あさのゆきこさん(以下、あさの):私自身も漫画に出てくる主人公と同じように、夫が育休を取ってくれたり、自分の実家が近かったりして、けっこう頼れる人がいる環境なのに育児がしんどくて。こんなに恵まれているのになんでだろう…と1年ぐらいずっと悩んだことがあり、その時の気持ちを元に漫画を描こうと思いました。2人の子どもが0歳と2歳の頃が、すごくしんどかったですね。

――今はお子さんが大きくなり、7歳と5歳になったそうですね。子どもに罵声を飛ばす場面など、人には見せたくない部分だと思いますが、それを漫画にしようと思ったのはなぜですか?

あさの:自分と同じような人がきっといるんじゃないかと思ったので、漫画にしたら共感してくれるかなと。
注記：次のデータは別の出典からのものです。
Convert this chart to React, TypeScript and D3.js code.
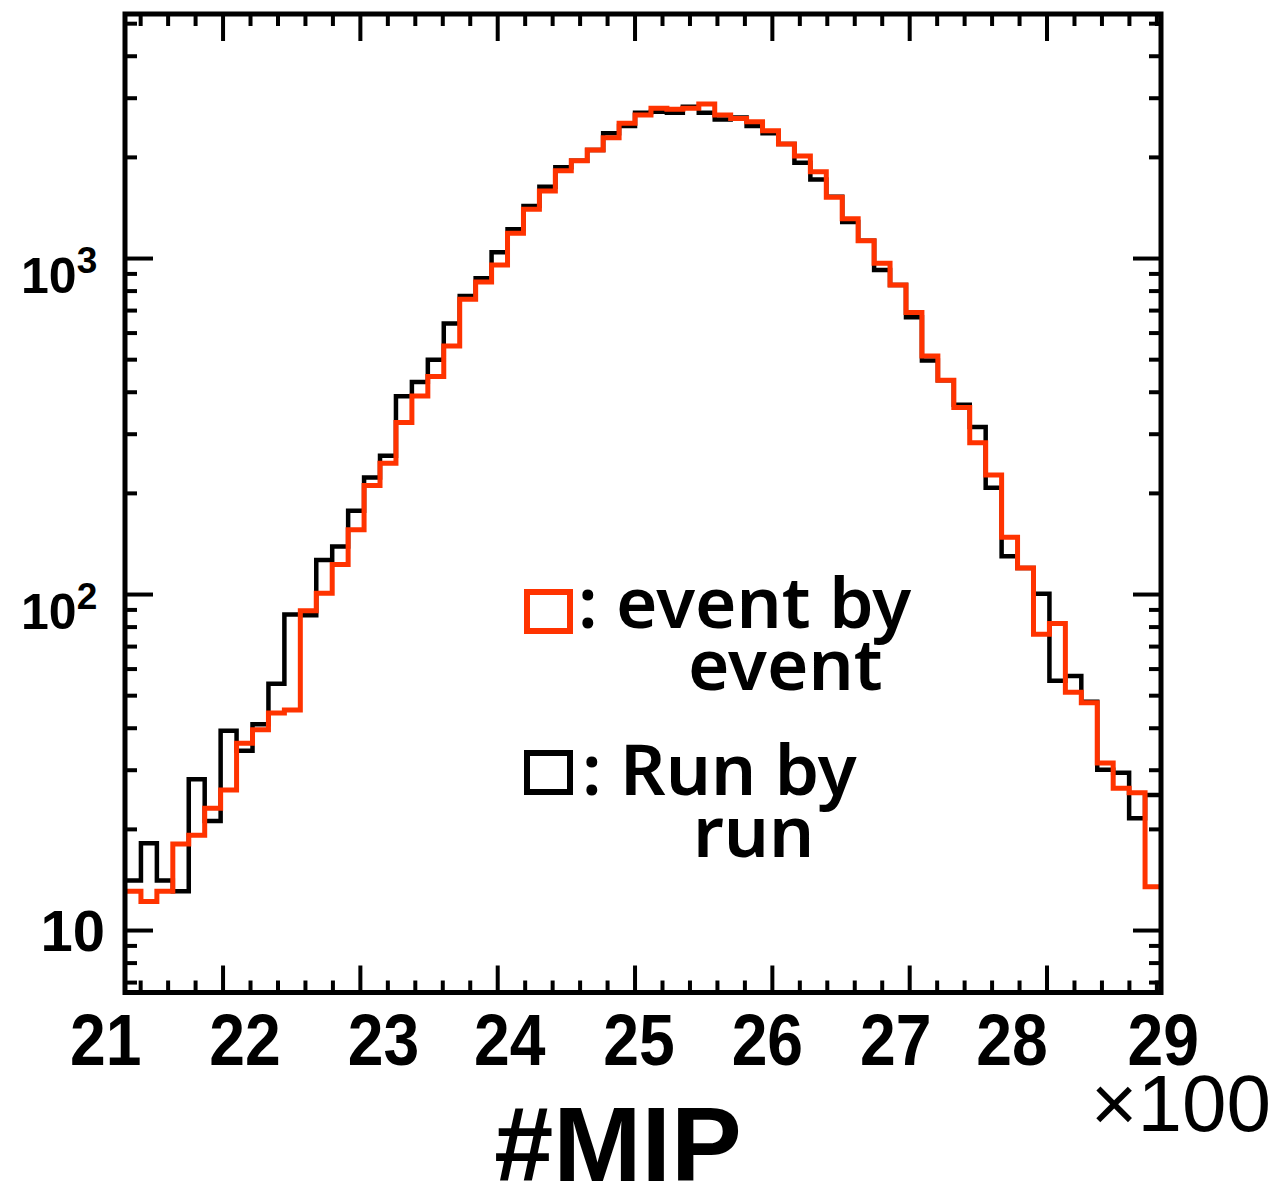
import React, { useEffect, useRef } from 'react';
import * as d3 from 'd3';

const W = 1273;
const H = 1185;

// x axis is in units of x100 MIP
const X_MIN = 21.286;
const X_MAX = 28.83;
const N_BINS = 65;
const Y_MIN = 6.54;
const Y_MAX = 5343;

const runByRun = [
  14.1, 18.2, 14.1, 13.1, 28.2, 21.2, 39.3, 34.3, 41.1, 54.3,
  87.2, 86.8, 126.8, 139, 177.6, 223, 259, 389, 429, 500,
  641, 774, 873, 1044, 1222, 1433, 1636, 1868, 1954, 2104,
  2358, 2478, 2716, 2735, 2716, 2832, 2716, 2594, 2630, 2478,
  2358, 2193, 1928, 1720, 1527, 1285, 1130, 925, 834, 669,
  497, 434, 367, 315, 208, 130, 120, 100.5, 55.4, 57.2,
  48, 30.1, 29.5, 21.6, 25.3,
];

const eventByEvent = [
  13.1, 12.2, 13.1, 18.1, 19.2, 23.1, 26.2, 36.1, 39.6, 44.4,
  45.3, 89.5, 100.8, 122.9, 155.8, 211, 246, 325, 389.6, 445.6,
  549, 756, 851, 956, 1189, 1401, 1588, 1825, 1954, 2104,
  2288, 2526, 2673, 2800, 2780, 2800, 2886, 2673, 2613, 2553,
  2400, 2193, 2019, 1813, 1522, 1313, 1130, 969, 834, 691,
  513, 434, 360, 283, 227, 148, 120, 76.2, 82, 51.2,
  47.6, 31.5, 26.5, 25.7, 13.5,
];

const xTickLabels = [21, 22, 23, 24, 25, 26, 27, 28, 29];
const yDecades = [10, 100, 1000];

// label placement in the original figure is hand-tuned, not on the ticks
const xLabelNudge = [20, 22, 23, 12, 4, -5, -14, -35, -21];

const RED = '#ff3300';
const FONT = '"Liberation Sans", Arial, sans-serif';
const LEGEND_FONT = '"Noto Sans", sans-serif';

const App = () => {
  const ref = useRef<SVGSVGElement>(null);

  useEffect(() => {
    const svg = d3.select(ref.current);
    svg.selectAll('*').remove();

    const left = 125, right = 1161, top = 14, bottom = 992.5;

    const x = d3.scaleLinear().domain([X_MIN, X_MAX]).range([left, right]);
    const y = d3.scaleLog().domain([Y_MIN, Y_MAX]).range([bottom, top]);
    const binW = (X_MAX - X_MIN) / N_BINS;

    const steps = (vals: number[]) => {
      const pts: [number, number][] = vals.map((v, i) => [X_MIN + i * binW, v]);
      pts.push([X_MAX, vals[vals.length - 1]]);
      return d3.line<[number, number]>()
        .x(d => x(d[0]))
        .y(d => y(d[1]))
        .curve(d3.curveStepAfter)(pts);
    };

    // histograms: run by run underneath, event by event on top
    svg.append('path')
      .attr('d', steps(runByRun))
      .attr('fill', 'none')
      .attr('stroke', '#000')
      .attr('stroke-width', 4.5);

    svg.append('path')
      .attr('d', steps(eventByEvent))
      .attr('fill', 'none')
      .attr('stroke', RED)
      .attr('stroke-width', 5);

    // ticks on all four sides
    const ticks = svg.append('g').attr('stroke', '#000').attr('stroke-width', 4);
    const xMinor = d3.range(21.4, 28.81, 0.2).filter(v => v > X_MIN && v < X_MAX);
    xMinor.forEach(v => {
      const major = Math.abs(v - Math.round(v)) < 1e-6;
      const len = major ? 27 : 12;
      ticks.append('line').attr('x1', x(v)).attr('x2', x(v)).attr('y1', bottom).attr('y2', bottom - len);
      ticks.append('line').attr('x1', x(v)).attr('x2', x(v)).attr('y1', top).attr('y2', top + len);
    });

    const yTicks: { v: number; major: boolean }[] = [];
    [1, 10, 100, 1000].forEach(dec => {
      for (let k = 1; k <= 9; k++) {
        const v = dec * k;
        if (v > Y_MIN && v < Y_MAX) yTicks.push({ v, major: k === 1 });
      }
    });
    yTicks.forEach(t => {
      const len = t.major ? 28 : 12;
      ticks.append('line').attr('x1', left).attr('x2', left + len).attr('y1', y(t.v)).attr('y2', y(t.v));
      ticks.append('line').attr('x1', right).attr('x2', right - len).attr('y1', y(t.v)).attr('y2', y(t.v));
    });

    // frame
    svg.append('rect')
      .attr('x', left).attr('y', top)
      .attr('width', right - left).attr('height', bottom - top)
      .attr('fill', 'none').attr('stroke', '#000').attr('stroke-width', 5);

    // x tick labels (narrow glyphs, like the original)
    svg.append('g')
      .selectAll('text')
      .data(xTickLabels)
      .enter()
      .append('text')
      .attr('transform', (d, i) => `translate(${x(d) + xLabelNudge[i]},1065) scale(0.88,1)`)
      .attr('text-anchor', 'middle')
      .style('font-family', FONT)
      .style('font-weight', 'bold')
      .style('font-size', '73px')
      .text(d => String(d));

    // y tick labels
    yDecades.forEach(d => {
      const exp = Math.round(Math.log10(d));
      if (exp === 1) {
        svg.append('text')
          .attr('x', 105).attr('y', y(d) + 20)
          .attr('text-anchor', 'end')
          .style('font-family', FONT).style('font-weight', 'bold').style('font-size', '58px')
          .text('10');
      } else {
        const t = svg.append('text')
          .attr('x', 21).attr('y', y(d) + 34)
          .style('font-family', FONT).style('font-weight', 'bold').style('font-size', '50px');
        t.append('tspan').text('10');
        t.append('tspan').attr('dy', -20).style('font-size', '37px').text(String(exp));
      }
    });

    // axis title and multiplier
    svg.append('text')
      .attr('x', 618).attr('y', 1181)
      .attr('text-anchor', 'middle')
      .style('font-family', FONT).style('font-weight', 'bold').style('font-size', '106px')
      .text('#MIP');

    svg.append('text')
      .attr('x', 1271).attr('y', 1131)
      .attr('text-anchor', 'end')
      .style('font-family', FONT).style('font-size', '80px')
      .text('×100');

    // legend
    const legend = svg.append('g').style('font-family', LEGEND_FONT).style('font-weight', 600).style('font-size', '71px');
    legend.append('rect').attr('x', 527).attr('y', 592).attr('width', 43).attr('height', 39)
      .attr('fill', 'none').attr('stroke', RED).attr('stroke-width', 6);
    legend.append('text').attr('x', 578).attr('y', 628).text(': event by');
    legend.append('text').attr('x', 688).attr('y', 690).text('event');

    legend.append('rect').attr('x', 527).attr('y', 753).attr('width', 43).attr('height', 39)
      .attr('fill', 'none').attr('stroke', '#000').attr('stroke-width', 6);
    legend.append('text').attr('x', 582).attr('y', 795).text(': Run by');
    legend.append('text').attr('x', 693).attr('y', 857).text('run');
  }, []);

  return (
    <svg
      ref={ref}
      width={W}
      height={H}
      viewBox={`0 0 ${W} ${H}`}
      style={{ position: 'absolute', left: 0, top: 0, background: '#fff' }}
    />
  );
};

export default App;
実際に反響がすごくて、「私もそうでした」とDMをいただくことがけっこうあります。

――主人公は「子どもを可愛く思えない」「家にふたりでいたくない」と発言しています。あさのさんにもそう思われることがありましたか?

あさの:ありました。0歳から2歳くらいまでの子どもって意思疎通ができないし、何をしたら喜んでくれるのかもわからないから、可愛いって思えない時があったんですよね。もちろん姿形は可愛いと思いますけど、それよりも「この子たちを守らなければ」という義務感のほうが強くて。今思い出しても、あの頃の育児はあんまり楽しくなかったなという記憶があります。